The model I decided on doing is the Calgary Alberta Temple. I picked this one because that is where my wife and I got married a little over a year ago. Also If I can get this 3D Printed, it would be a nice memento.
Modeling should be somewhat easy. The temple design is fairly blocky with lots of symmetry. So I started with the ubiquitous cube. Scaled it up a bit and deformed it slightly. Then I put a plane on the top of it to allow for the first raised level on the top.
After extruding that plane, I added another to allow for the next level that will also be part of the spire on the top. To start the spire, I added a cone that was reduced to 4 sides and that was placed on the top. So far so good.
Next I added the side elements. I created a cube, and then mirrored it on the x and y axis. Then I brought it to the sides of the larger box and narrowed them a bit and made them taller. Afterwards, I extruded the faces to make a series of boxes that wrap a bit down the top of the main box.
I also had to make the base box a little larger and had to do some other slight adjustments.
Next I added the additional blocks that appear near the top of the structure. As with the other parts, I mirrored them and then moved them around.
The challenging part came from the upper edges of nearly the entire structure. Blender has a bevel tool, but it doesn't seem to reverse it very well.
I eventually decided on doing the reverse bevel later. So I got started on doing the window regions instead. Each side has indentical window configurations. Even this proved to be challenging. I had to create new edges that would be where new faces would be. And that involved lots of dividing edges and relocating verticies.
Next up was to add the vanes that appear where the windows are inset. This was much easier than expected since I was getting a better handle on Blender at this point. Although for some reason, the verticies would get duplicated whenever I was trying to add faces to the object that I was working on. But after some trial and error, I managed to get the vanes put into place.

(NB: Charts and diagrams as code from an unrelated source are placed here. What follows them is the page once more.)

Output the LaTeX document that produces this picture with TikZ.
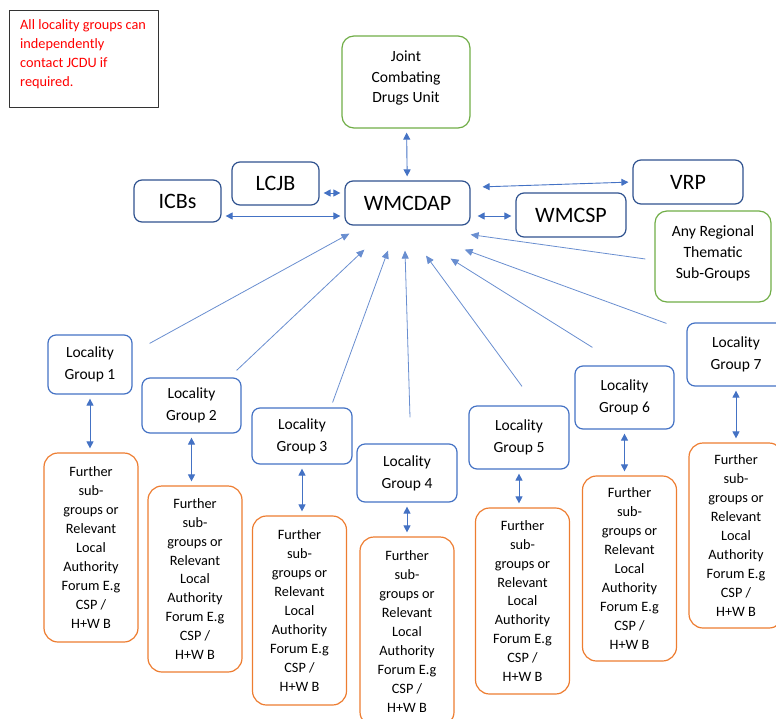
\documentclass[tikz,border=0pt]{standalone}
\usepackage{fontspec}
\setmainfont{Carlito}
\usetikzlibrary{arrows.meta,calc}
\definecolor{locblue}{HTML}{4472C4}
\definecolor{darkblue}{HTML}{2F528F}
\definecolor{regreen}{HTML}{70AD47}
\definecolor{suborange}{HTML}{ED7D31}
\newcommand{\furthertext}{Further\\sub-\\groups or\\Relevant\\Local\\Authority\\Forum E.g\\CSP /\\H+W B}

\begin{document}
\begin{tikzpicture}[x=1pt, y=-1pt, line join=round,
  box/.style={draw, rounded corners=8pt, line width=1.2pt, align=center, inner sep=0pt},
  mainbox/.style={box, draw=darkblue, font=\fontsize{22}{26}\selectfont},
  locbox/.style={box, draw=locblue, font=\fontsize{15.5}{22}\selectfont},
  subbox/.style={box, draw=suborange, rounded corners=14pt, font=\fontsize{14.3}{18.9}\selectfont},
  greenbox/.style={box, draw=regreen, rounded corners=12pt},
  link/.style={locblue, line width=0.9pt, {Triangle[length=7pt,width=7pt]}-{Triangle[length=7pt,width=7pt]}, shorten <=4pt, shorten >=4pt},
  feed/.style={locblue!80, line width=0.8pt, -{Triangle[length=8pt,width=7pt]}}]
\clip (0,0) rectangle (776,718);
\node[draw=black!80, line width=1pt, minimum width=149pt, minimum height=97pt, anchor=north west] (note) at (9,10) {};
\node[anchor=north west, align=left, text=red, font=\fontsize{14.3}{19}\selectfont, inner sep=0pt] (notetext) at ([shift={(11,9)}]note.north west) {All locality groups can\\independently\\contact JCDU if\\required.};
\node[greenbox, minimum width=128pt, minimum height=92pt, text depth=10pt, font=\fontsize{15.6}{20.5}\selectfont] (jcdu) at (406,82) {Joint\\Combating\\Drugs Unit};
\node[mainbox, minimum width=125pt, minimum height=44pt] (wmcdap) at (407.5,203) {WMCDAP};
\node[mainbox, minimum width=87pt, minimum height=43pt] (lcjb) at (275.5,183.5) {LCJB};
\node[mainbox, minimum width=87pt, minimum height=42pt] (icbs) at (177.5,201) {ICBs};
\node[mainbox, minimum width=110pt, minimum height=44pt] (vrp) at (688,182) {VRP};
\node[mainbox, minimum width=110pt, minimum height=44pt] (wmcsp) at (571,215) {WMCSP};
\node[greenbox, minimum width=116pt, minimum height=91pt, text depth=8pt, font=\fontsize{15.7}{21}\selectfont] (regional) at (713,256.5) {Any Regional\\Thematic\\Sub-Groups};
\draw[link] (jcdu) -- (wmcdap);
\draw[link] ([shift={(0,9.5)}]lcjb.east) -- ([shift={(0,9.5)}]lcjb.east -| wmcdap.west);
\draw[link] ([shift={(0,15)}]icbs.east) -- ([shift={(0,15)}]icbs.east -| wmcdap.west);
\draw[link] ([shift={(8,-16)}]wmcdap.east) -- (vrp.west);
\draw[link] ([shift={(3,13)}]wmcdap.east) -- ([shift={(0,1)}]wmcsp.west);
\foreach \n/\lx/\ly/\lw/\lh/\ox/\oy/\oh in {1/90/364.5/84/59/91/547.5/189, 2/191.5/405.5/99/55/195/579/186, 3/302/436/100/56/299.5/610.5/189, 4/407/473/100/58/407/631.5/189, 5/519/437.5/100/63/522.5/601/186, 6/624.5/397.5/99/63/629.5/568.5/185, 7/736/354.5/98/63/736/535.5/185} {
  \node[locbox, minimum width=\lw pt, minimum height=\lh pt] (lg\n) at (\lx,\ly) {Locality\\Group \n};
  \node[subbox, minimum width=94pt, minimum height=\oh pt] (sub\n) at (\ox,\oy) {\furthertext};
  \draw[link] (lg\n.south) -- (lg\n.south |- sub\n.north);
}
\draw[feed] ([shift={(-9,2.5)}]regional.west) -- ([shift={(0,9)}]wmcdap.south east);
\draw[feed] ([shift={(-20,1)}]lg7.north west) -- ([shift={(-6,24)}]wmcdap.south east);
\draw[feed] ([shift={(18,-18)}]lg6.north west) -- ([shift={(-20,33)}]wmcdap.south east);
\draw[feed] ([shift={(3,-19)}]lg5.north) -- ([shift={(18.5,30)}]wmcdap.south);
\draw[feed] ([shift={(3,-26)}]lg4.north) -- ([shift={(-2.5,25)}]wmcdap.south);
\draw[feed] ([shift={(-20,-5)}]lg3.north east) -- ([shift={(-19.5,25)}]wmcdap.south);
\draw[feed] ([shift={(-5,-7)}]lg2.north east) -- ([shift={(20,24)}]wmcdap.south west);
\draw[feed] ([shift={(17,9)}]lg1.north east) -- ([shift={(5,8)}]wmcdap.south west);
\end{tikzpicture}
\end{document}
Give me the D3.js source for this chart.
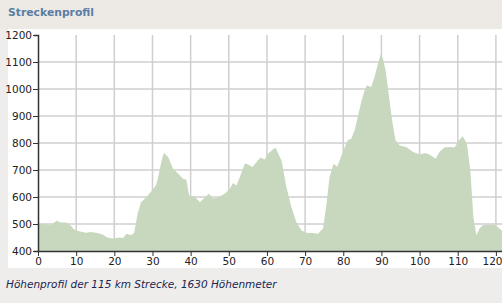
<!DOCTYPE html>
<html>
<head>
<meta charset="utf-8">
<script src="https://cdn.jsdelivr.net/npm/d3@7"></script>
<style>
  body { margin: 0; background: #eeedea; }
  svg { display: block; }
</style>
</head>
<body>
<div id="chart"></div>
<script>
// Streckenprofil: Distanz (km) und Höhe (m)
const km = [0, 1.5, 3, 4, 4.9, 6, 7.5, 8.5, 9.5, 10.8, 12.5, 13.9, 15.6, 16.9, 18.2, 19.5, 21.3, 22.3, 23.2, 24.3, 25.2,
  26.1, 27, 28.3, 29.6, 30.9, 31.5, 32.4, 33, 34.1, 35.4, 36.7, 38, 38.9, 39.6, 41.1, 42.4, 43.7, 44.8, 45.9, 47.2,
  48.9, 50.3, 51.1, 52, 52.9, 54.2, 55.1, 56.2, 57.3, 58.3, 59.4, 60.3, 62.2, 63.8, 65.1, 66.4, 67.7, 69, 70.3, 72.1,
  73.4, 74.7, 75.6, 76.4, 77.5, 78.4, 79.2, 80.4, 81.2, 82.1, 83, 83.8, 84.7, 85.6, 86.2, 87.3, 88.2, 89.1, 89.8,
  90.4, 91.1, 92, 92.8, 93.7, 94.8, 96.5, 98.3, 100, 101.7, 103, 104.2, 105.2, 106.5, 107.9, 109.2, 110.3, 111.3,
  112.4, 113.3, 114.1, 114.9, 115.7, 116.6, 119.2, 120.5, 121.6];
const hoehe = [502, 500, 496, 503, 512, 506, 506, 495, 479, 473, 468, 470, 467, 461, 450, 446, 450, 448, 464, 458, 467,
  538, 581, 598, 619, 643, 674, 736, 764, 748, 705, 687, 668, 664, 606, 602, 581, 598, 612, 594, 598,
  612, 631, 652, 643, 674, 724, 720, 711, 730, 746, 739, 761, 783, 736, 637, 563, 507, 477, 468, 467,
  464, 483, 575, 674, 724, 711, 742, 785, 810, 816, 847, 896, 952, 995, 1014, 1007, 1044, 1094, 1128,
  1113, 1069, 970, 884, 810, 791, 785, 767, 758, 763, 754, 742, 767, 783, 785, 783, 810, 825,
  798, 699, 526, 458, 483, 495, 498, 489, 475];
const xTicks = [0, 10, 20, 30, 40, 50, 60, 70, 80, 90, 100, 110, 120];
const yTicks = [400, 500, 600, 700, 800, 900, 1000, 1100, 1200];
const titel = "Streckenprofil";
const untertitel = "Höhenprofil der 115 km Strecke, 1630 Höhenmeter";

const W = 502, H = 303;
const svg = d3.select('#chart').append('svg')
    .attr('width', W)
    .attr('height', H);

// Hintergründe
svg.append('rect').attr('width', W).attr('height', 29).attr('fill', '#edeae5');
svg.append('rect').attr('x', 0).attr('y', 268).attr('width', W).attr('height', H - 268).attr('fill', '#eeedeb');
svg.append('rect').attr('x', 0).attr('y', 29).attr('width', 8).attr('height', 239).attr('fill', '#eeedeb');
svg.append('rect').attr('x', 8).attr('y', 29).attr('width', W - 8).attr('height', 239).attr('fill', '#ffffff');

svg.append('text')
    .attr('x', 8).attr('y', 16)
    .attr('font-family', 'DejaVu Sans, Verdana, sans-serif')
    .attr('font-weight', 'bold')
    .attr('font-size', 10.8)
    .attr('fill', '#5a7ea3')
    .text(titel);

svg.append('text')
    .attr('x', 6).attr('y', 288)
    .attr('font-family', 'DejaVu Sans, Verdana, sans-serif')
    .attr('font-style', 'italic')
    .attr('font-size', 10.5)
    .attr('fill', '#1a2550')
    .text(untertitel);

const x = d3.scaleLinear().domain([0, 121.6]).range([38, 502]);
const y = d3.scaleLinear().domain([400, 1200]).range([251, 35]);

// Gitter
svg.append('g').selectAll('line')
    .data(xTicks.slice(1))
    .enter().append('line')
    .attr('x1', d => x(d)).attr('x2', d => x(d))
    .attr('y1', y(1200)).attr('y2', y(400))
    .attr('stroke', '#cfcfcf').attr('stroke-width', 1.5);
svg.append('g').selectAll('line')
    .data(yTicks.slice(1, -1))
    .enter().append('line')
    .attr('x1', x(0)).attr('x2', W)
    .attr('y1', d => y(d)).attr('y2', d => y(d))
    .attr('stroke', '#cfcfcf').attr('stroke-width', 1.5);

// Fläche
const punkte = km.map((k, i) => ({ km: k, h: hoehe[i] }));
const area = d3.area()
    .x(d => x(d.km))
    .y0(y(400))
    .y1(d => y(d.h));
svg.append('path')
    .datum(punkte)
    .attr('d', area)
    .attr('fill', '#c8d8bf');

// Achsen
const xAxis = svg.append('g')
    .attr('transform', `translate(0,${y(400)})`)
    .call(d3.axisBottom(x).tickValues(xTicks).tickFormat(d3.format('d')).tickSize(5).tickSizeOuter(0));
const yAxis = svg.append('g')
    .attr('transform', `translate(${x(0)},0)`)
    .call(d3.axisLeft(y).tickValues(yTicks).tickFormat(d3.format('d')).tickSize(5).tickSizeOuter(4));

[xAxis, yAxis].forEach(g => {
  g.select('.domain').attr('stroke', '#333').attr('stroke-width', 1.5);
  g.selectAll('.tick line').attr('stroke', '#333');
  g.selectAll('.tick text')
    .attr('font-family', 'DejaVu Sans, Verdana, sans-serif')
    .attr('font-size', 10.5)
    .attr('fill', '#222');
});
yAxis.selectAll('.tick text').attr('x', -6);
xAxis.selectAll('.tick text').attr('y', 7);
// letzte Beschriftung am Rand halten
xAxis.selectAll('.tick text').filter(d => d === 120)
    .attr('text-anchor', 'end')
    .attr('x', W - x(120));
</script>
</body>
</html>
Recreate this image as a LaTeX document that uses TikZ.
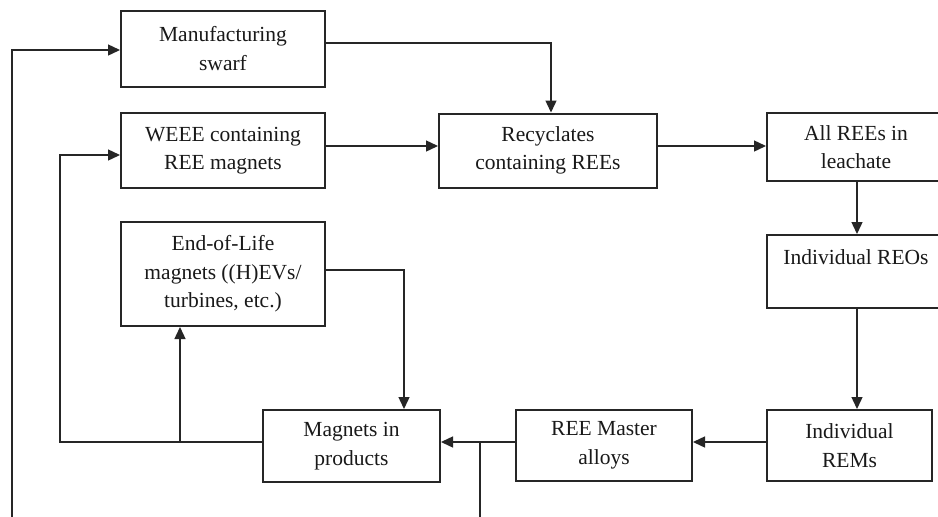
\documentclass[tikz,border=0pt]{standalone}
\usepackage{fontspec}
\setmainfont{Liberation Serif}
\usetikzlibrary{arrows.meta,calc}
\begin{document}
\begin{tikzpicture}[x=1pt,y=-1pt,
  box/.style={draw=black!85,line width=2pt,rectangle,inner sep=0pt,align=center,
    font=\fontsize{21.5}{28.5}\selectfont,text=black!90},
  link/.style={draw=black!85,line width=1.4pt},
  arr/.style={link,-{Triangle[length=12pt,width=11pt]}}]
\clip (0,0) rectangle (938,517);
\fill[white] (0,0) rectangle (938,517);

% process boxes
\node[box,minimum width=204pt,minimum height=76pt] (swarf) at (223,48.5) {Manufacturing\\swarf};
\node[box,minimum width=204pt,minimum height=75pt] (weee) at (223,150.5) {WEEE containing\\REE magnets};
\node[box,minimum width=204pt,minimum height=104pt] (eol) at (223,274) {End-of-Life\\magnets ((H)EVs/\\turbines, etc.)};
\node[box,minimum width=218pt,minimum height=74pt] (recyc) at (548,150.5) {Recyclates\\containing REEs};
\node[box,minimum width=178pt,minimum height=68pt] (leach) at (856,147) {All REEs in\\leachate};
\node[box,minimum width=178pt,minimum height=73pt] (reo) at (856,271.5) {Individual REOs\\\mbox{}};
\node[box,minimum width=165pt,minimum height=71pt] (rem) at (849.5,445.5) {Individual\\REMs};
\node[box,minimum width=176pt,minimum height=71pt] (alloy) at (604,445.5) {REE Master\\alloys};
\node[box,minimum width=177pt,minimum height=72pt] (mag) at (351.5,446) {Magnets in\\products};

% junctions and free ends
\coordinate (split) at (480,442);
\coordinate (down) at (480,520);
\coordinate (outer) at (12,520);
\coordinate (loopx) at (60,442);
\coordinate (eolx) at (180,442);

% forward flow
\draw[arr] ($(swarf.east)+(0,-5.5)$) -| ([xshift=3pt]recyc.north);
\draw[arr] ($(weee.east)+(0,-4.5)$) -- ($(recyc.west)+(0,-4.5)$);
\draw[arr] ($(recyc.east)+(0,-4.5)$) -- ($(leach.west)+(0,-1)$);
\draw[arr] ([xshift=1pt]leach.south) -- ([xshift=1pt]reo.north);
\draw[arr] ([xshift=1pt]reo.south) -- ([xshift=1pt]reo.south |- rem.north);
\draw[arr] ($(rem.west)+(0,-3.5)$) -- ($(alloy.east)+(0,-3.5)$);
\draw[arr] ($(alloy.west)+(0,-3.5)$) -- ($(mag.east)+(0,-4)$);
\draw[link] (split) -- (down);

% return loops
\draw[arr] ($(mag.west)+(0,-4)$) -- (loopx) |- ($(weee.west)+(0,4.5)$);
\draw[arr] (eolx) -- (eolx |- eol.south);
\draw[arr] ($(eol.east)+(0,-4)$) -| ([xshift=52.5pt]mag.north);
\draw[arr] (outer) |- ($(swarf.west)+(0,1.5)$);
\end{tikzpicture}
\end{document}
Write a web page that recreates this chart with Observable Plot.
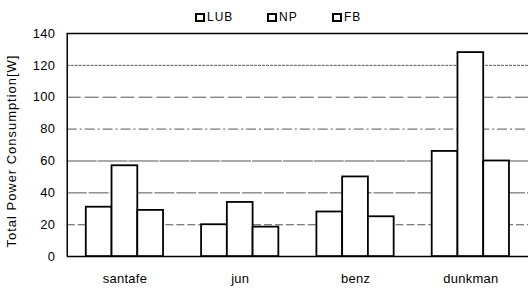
<!DOCTYPE html>
<html>
<head>
<meta charset="utf-8">
<script src="https://cdn.jsdelivr.net/npm/d3@7"></script>
<script src="https://cdn.jsdelivr.net/npm/@observablehq/plot@0.6"></script>
<style>
  html, body { margin: 0; padding: 0; background: #fff; overflow: hidden; width: 528px; height: 289px; }
  #legend { position: relative; height: 26px; font-family: "Liberation Sans", Arial, sans-serif; font-size: 12px; letter-spacing: 1px; color: #000; }
  .item { position: absolute; top: 11px; display: flex; align-items: center; line-height: 12px; }
  .box { box-sizing: border-box; width: 10px; height: 9px; border: 2px solid #000; background: #fff; margin-right: 2px; }
  #chart svg { display: block; }
  #chart svg text { letter-spacing: 0.3px; }
  #chart g[aria-label="y-axis label"] { translate: 0 6px; }
  #chart g[aria-label="y-axis label"] text { font-size: 13px; letter-spacing: 1px; }
</style>
</head>
<body>
<div id="legend"></div>
<div id="chart"></div>
<script>
const categories = ["santafe", "jun", "benz", "dunkman"];
const series = ["LUB", "NP", "FB"];
const LUB = [31, 20, 28, 66];
const NP = [57, 34, 50, 128];
const FB = [29, 18.5, 25, 60];
const yTicks = [0, 20, 40, 60, 80, 100, 120, 140];
const gridValues = [20, 40, 60, 80, 100, 120];
const gridDash = ["8,3", "20,2", "30,1", "10,3,2,3", "14,4", "3,1"];
const legendLeft = [195, 267, 332];

const seriesValues = {LUB, NP, FB};
const groupWidth = 0.67;
const barWidth = groupWidth / series.length;
const data = categories.flatMap((c, i) => series.map((s, j) => ({
  cat: c, s, v: seriesValues[s][i],
  x1: i - groupWidth / 2 + j * barWidth,
  x2: i - groupWidth / 2 + (j + 1) * barWidth
})));

const legend = document.getElementById("legend");
series.forEach((s, i) => {
  const el = document.createElement("div");
  el.className = "item";
  el.style.left = legendLeft[i] + "px";
  el.innerHTML = `<span class="box"></span><span>${s}</span>`;
  legend.appendChild(el);
});

const chart = Plot.plot({
  width: 530,
  height: 263,
  marginLeft: 67,
  marginRight: 0,
  marginTop: 7,
  marginBottom: 32,
  style: {fontFamily: "'Liberation Sans', Arial, sans-serif", fontSize: "13px", color: "#000", background: "#fff"},
  x: {type: "linear", domain: [-0.5, categories.length - 0.5]},
  y: {domain: [0, 140]},
  marks: [
    ...gridValues.map((g, i) => Plot.ruleY([g], {stroke: "#555", strokeWidth: 1, strokeDasharray: gridDash[i]})),
    Plot.ruleY([140], {stroke: "#000", strokeWidth: 1.5}),
    Plot.ruleX([-0.5], {stroke: "#000", strokeWidth: 1.5}),
    Plot.rectY(data, {x1: "x1", x2: "x2", y: "v", fill: "white", stroke: "black", strokeWidth: 1.8}),
    Plot.ruleY([0], {stroke: "#000", strokeWidth: 1.5}),
    Plot.axisY({ticks: yTicks, tickSize: 0, tickPadding: 12, label: "Total Power Consumption[W]", labelAnchor: "center", labelOffset: 61, labelArrow: "none", fontSize: 13}),
    Plot.axisX({ticks: d3.range(categories.length), tickFormat: i => categories[i], tickSize: 0, tickPadding: 17, label: null, fontSize: 13})
  ]
});
document.getElementById("chart").appendChild(chart);
</script>
</body>
</html>
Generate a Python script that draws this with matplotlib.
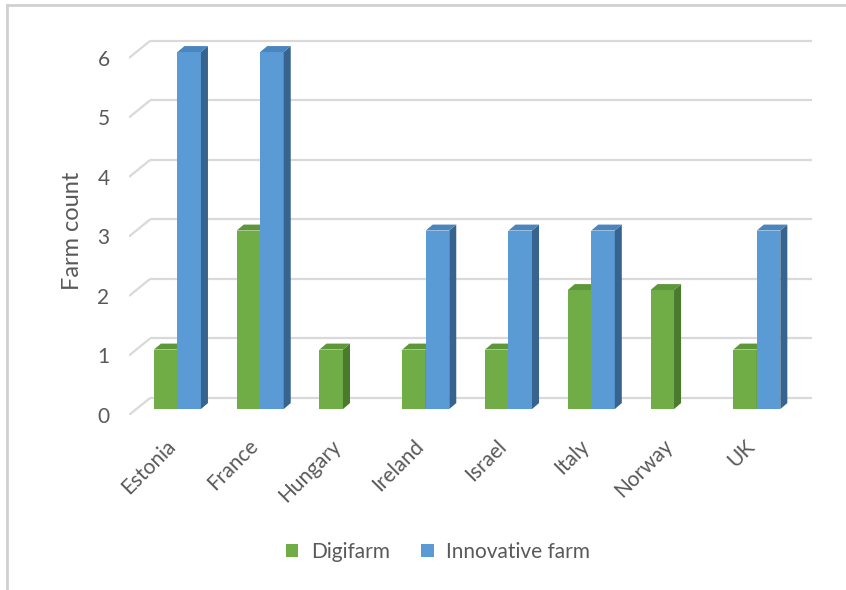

Next I went and added the windows that would appear on the spire. The faces here were a bit tricky. I eventually had to subdivide the faces into smaller quadrilaterals to prevent the inset face from being covered.
Next I had to put in the door to the building. While I worked on this I also fiddled with light sources as well. By now I was getting the hang of the whole modeling thing much better.
To start with the door, I first built that overhang that covers the door entrance.
And with that, I called the project completed. More details would be far too time consuming. For example, the upper edges of the main building are beveled. But the issue is that the bevel is reversed, which Blender doesn't do very well. So I had to forgo that detail.